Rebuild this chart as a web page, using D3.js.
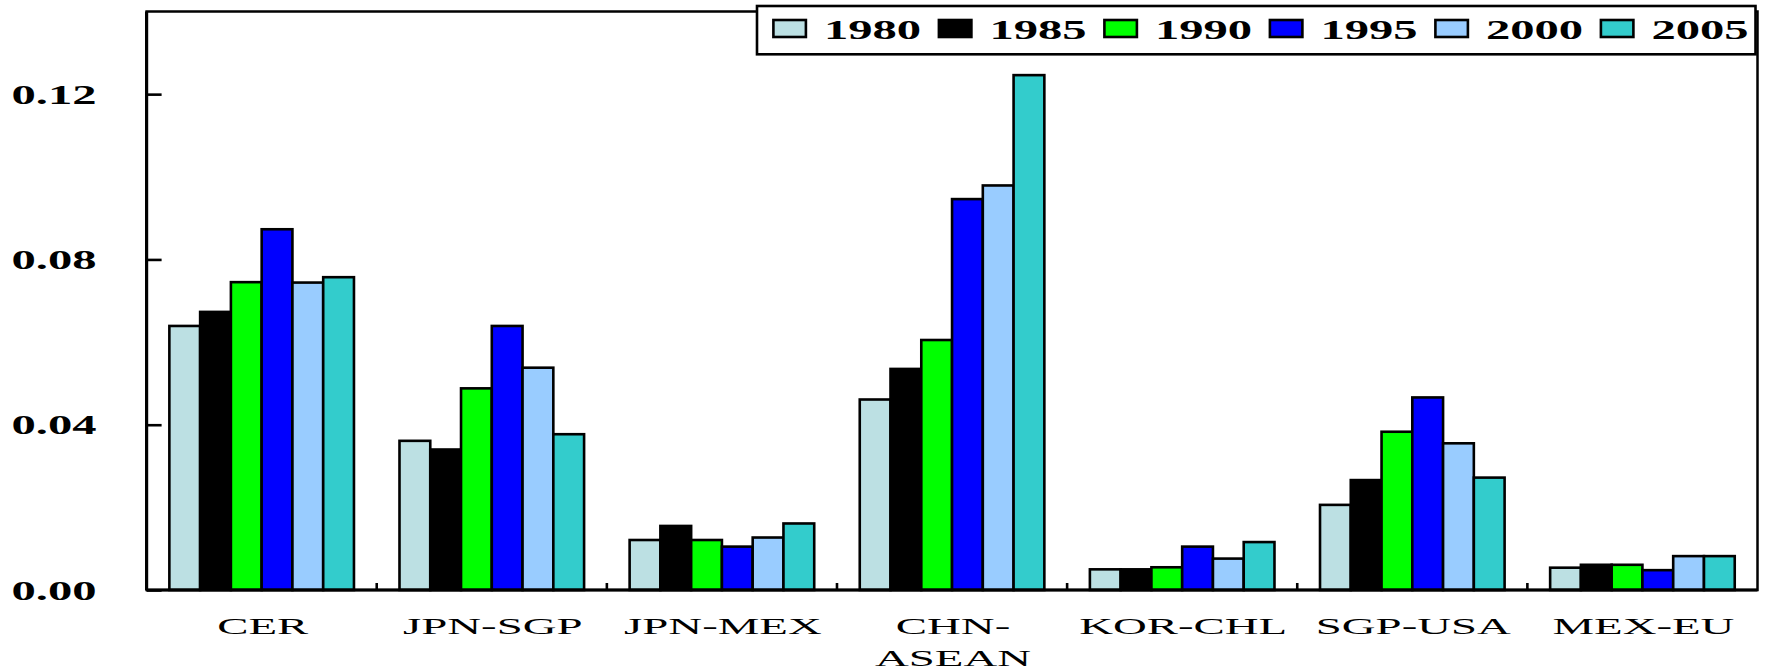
<!DOCTYPE html>
<html>
<head>
<meta charset="utf-8">
<script src="https://cdn.jsdelivr.net/npm/d3@7"></script>
<style>
  body { margin: 0; background: #fff; }
  svg { display: block; }
  text { font-family: "Liberation Serif", "Times New Roman", serif; fill: #000; }
</style>
</head>
<body>
<svg id="chart"></svg>
<script>
// data
const categories = ['CER', 'JPN-SGP', 'JPN-MEX', 'CHN-ASEAN', 'KOR-CHL', 'SGP-USA', 'MEX-EU'];
const categoryLines = [['CER'], ['JPN-SGP'], ['JPN-MEX'], ['CHN-', 'ASEAN'], ['KOR-CHL'], ['SGP-USA'], ['MEX-EU']];
const years = ['1980', '1985', '1990', '1995', '2000', '2005'];
const yearColors = ['#bce0e3', '#000000', '#00ff00', '#0000ff', '#99ccff', '#33cccc'];

const v1980 = [0.0639, 0.0361, 0.0121, 0.0461, 0.0050, 0.0206, 0.0054];
const v1985 = [0.0673, 0.0340, 0.0155, 0.0535, 0.0050, 0.0266, 0.0061];
const v1990 = [0.0745, 0.0488, 0.0121, 0.0605, 0.0055, 0.0383, 0.0061];
const v1995 = [0.0873, 0.0639, 0.0105, 0.0946, 0.0105, 0.0466, 0.0048];
const v2000 = [0.0744, 0.0538, 0.0127, 0.0979, 0.0076, 0.0355, 0.0082];
const v2005 = [0.0757, 0.0377, 0.0161, 0.1246, 0.0116, 0.0272, 0.0082];
const seriesValues = [v1980, v1985, v1990, v1995, v2000, v2005];

const yTicks = [0, 0.04, 0.08, 0.12];
const yMax = 0.14;

const W = 1770, H = 672;
const plot = { left: 146.6, right: 1757.5, top: 11.5, bottom: 590 };
// the original picture is stretched sideways, so the text is too
const boldStretch = 1.8, plainStretch = 1.95;

const svg = d3.select('#chart').attr('width', W).attr('height', H);

const x0 = d3.scaleBand().domain(categories).range([plot.left, plot.right]).padding(0);
const x1 = d3.scaleBand().domain(years).range([0, x0.bandwidth()])
    .paddingInner(0).paddingOuter(0.74);
const y = d3.scaleLinear().domain([0, yMax]).range([plot.bottom, plot.top]);
const color = d3.scaleOrdinal().domain(years).range(yearColors);

// table for the bars
const rows = [];
categories.forEach((c, i) => {
  years.forEach((yr, j) => rows.push({ cat: c, year: yr, value: seriesValues[j][i] }));
});

// bars
svg.append('g')
  .selectAll('rect')
  .data(rows)
  .join('rect')
    .attr('x', d => x0(d.cat) + x1(d.year))
    .attr('y', d => y(d.value))
    .attr('width', x1.bandwidth())
    .attr('height', d => y(0) - y(d.value))
    .attr('fill', d => color(d.year))
    .attr('stroke', '#000')
    .attr('stroke-width', 2.6);

// frame
svg.append('rect')
    .attr('x', plot.left).attr('y', plot.top)
    .attr('width', plot.right - plot.left)
    .attr('height', plot.bottom - plot.top)
    .attr('fill', 'none')
    .attr('stroke', '#000')
    .attr('stroke-width', 2.5);
svg.append('line')
    .attr('x1', plot.left).attr('x2', plot.left)
    .attr('y1', plot.top).attr('y2', plot.bottom)
    .attr('stroke', '#000').attr('stroke-width', 3.2);
svg.append('line')
    .attr('x1', plot.left).attr('x2', plot.right)
    .attr('y1', plot.bottom).attr('y2', plot.bottom)
    .attr('stroke', '#000').attr('stroke-width', 3.2);

// y axis, ticks point inward
const yAxis = d3.axisLeft(y)
    .tickValues(yTicks)
    .tickSize(-15)
    .tickPadding(0)
    .tickFormat(d3.format('.2f'));

const yAxisG = svg.append('g')
    .attr('transform', `translate(${plot.left},0)`)
    .call(yAxis)
    .call(g => g.select('.domain').remove());

yAxisG.selectAll('.tick line')
    .attr('stroke', '#000')
    .attr('stroke-width', 2.6);

yAxisG.selectAll('.tick text')
    .attr('x', null)
    .attr('dy', '0.34em')
    .attr('transform', `translate(-50,0) scale(${boldStretch},1)`)
    .attr('text-anchor', 'end')
    .style('font-family', '"Liberation Serif", serif')
    .style('font-size', '27px')
    .style('font-weight', 'bold')
    .attr('fill', '#000');

// small ticks between categories on the x axis
svg.append('g')
  .selectAll('line')
  .data(categories.slice(1))
  .join('line')
    .attr('x1', d => x0(d)).attr('x2', d => x0(d))
    .attr('y1', plot.bottom).attr('y2', plot.bottom - 7)
    .attr('stroke', '#000')
    .attr('stroke-width', 2.6);

// category labels
const catLabels = svg.append('g')
  .selectAll('text')
  .data(categories)
  .join('text')
    .attr('text-anchor', 'middle')
    .attr('transform', d => `translate(${x0(d) + x0.bandwidth() / 2 + 1},634) scale(${plainStretch},1)`)
    .style('font-size', '24px');

catLabels.each(function(d, i) {
  d3.select(this).selectAll('tspan')
    .data(categoryLines[i])
    .join('tspan')
      .attr('x', 0)
      .attr('dy', (t, k) => k === 0 ? 0 : 32)
      .text(t => t);
});

// legend
const legend = { x: 757, y: 6, w: 998.5, h: 48.3, first: 773.4, step: 165.5 };

svg.append('rect')
    .attr('x', legend.x).attr('y', legend.y)
    .attr('width', legend.w).attr('height', legend.h)
    .attr('fill', '#fff')
    .attr('stroke', '#000')
    .attr('stroke-width', 2.6);

const legendItems = svg.append('g')
  .selectAll('g')
  .data(years)
  .join('g')
    .attr('transform', (d, i) => `translate(${legend.first + i * legend.step},0)`);

legendItems.append('rect')
    .attr('x', 0).attr('y', 20)
    .attr('width', 32.5).attr('height', 17)
    .attr('fill', d => color(d))
    .attr('stroke', '#000')
    .attr('stroke-width', 2.6);

legendItems.append('text')
    .attr('transform', `translate(50.5,38.5) scale(${boldStretch},1)`)
    .style('font-size', '27px')
    .style('font-weight', 'bold')
    .text(d => d);
</script>
</body>
</html>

* PROBLEM STATEMENT
Write out again, exactly, the lines from the start of the listing up to the line containing "const yMax = 0.14;", with both ends and without pictures.

* TASK SOLUTION
Rebuild this chart as a web page, using D3.js.
<!DOCTYPE html>
<html>
<head>
<meta charset="utf-8">
<script src="https://cdn.jsdelivr.net/npm/d3@7"></script>
<style>
  body { margin: 0; background: #fff; }
  svg { display: block; }
  text { font-family: "Liberation Serif", "Times New Roman", serif; fill: #000; }
</style>
</head>
<body>
<svg id="chart"></svg>
<script>
// data
const categories = ['CER', 'JPN-SGP', 'JPN-MEX', 'CHN-ASEAN', 'KOR-CHL', 'SGP-USA', 'MEX-EU'];
const categoryLines = [['CER'], ['JPN-SGP'], ['JPN-MEX'], ['CHN-', 'ASEAN'], ['KOR-CHL'], ['SGP-USA'], ['MEX-EU']];
const years = ['1980', '1985', '1990', '1995', '2000', '2005'];
const yearColors = ['#bce0e3', '#000000', '#00ff00', '#0000ff', '#99ccff', '#33cccc'];

const v1980 = [0.0639, 0.0361, 0.0121, 0.0461, 0.0050, 0.0206, 0.0054];
const v1985 = [0.0673, 0.0340, 0.0155, 0.0535, 0.0050, 0.0266, 0.0061];
const v1990 = [0.0745, 0.0488, 0.0121, 0.0605, 0.0055, 0.0383, 0.0061];
const v1995 = [0.0873, 0.0639, 0.0105, 0.0946, 0.0105, 0.0466, 0.0048];
const v2000 = [0.0744, 0.0538, 0.0127, 0.0979, 0.0076, 0.0355, 0.0082];
const v2005 = [0.0757, 0.0377, 0.0161, 0.1246, 0.0116, 0.0272, 0.0082];
const seriesValues = [v1980, v1985, v1990, v1995, v2000, v2005];

const yTicks = [0, 0.04, 0.08, 0.12];
const yMax = 0.14;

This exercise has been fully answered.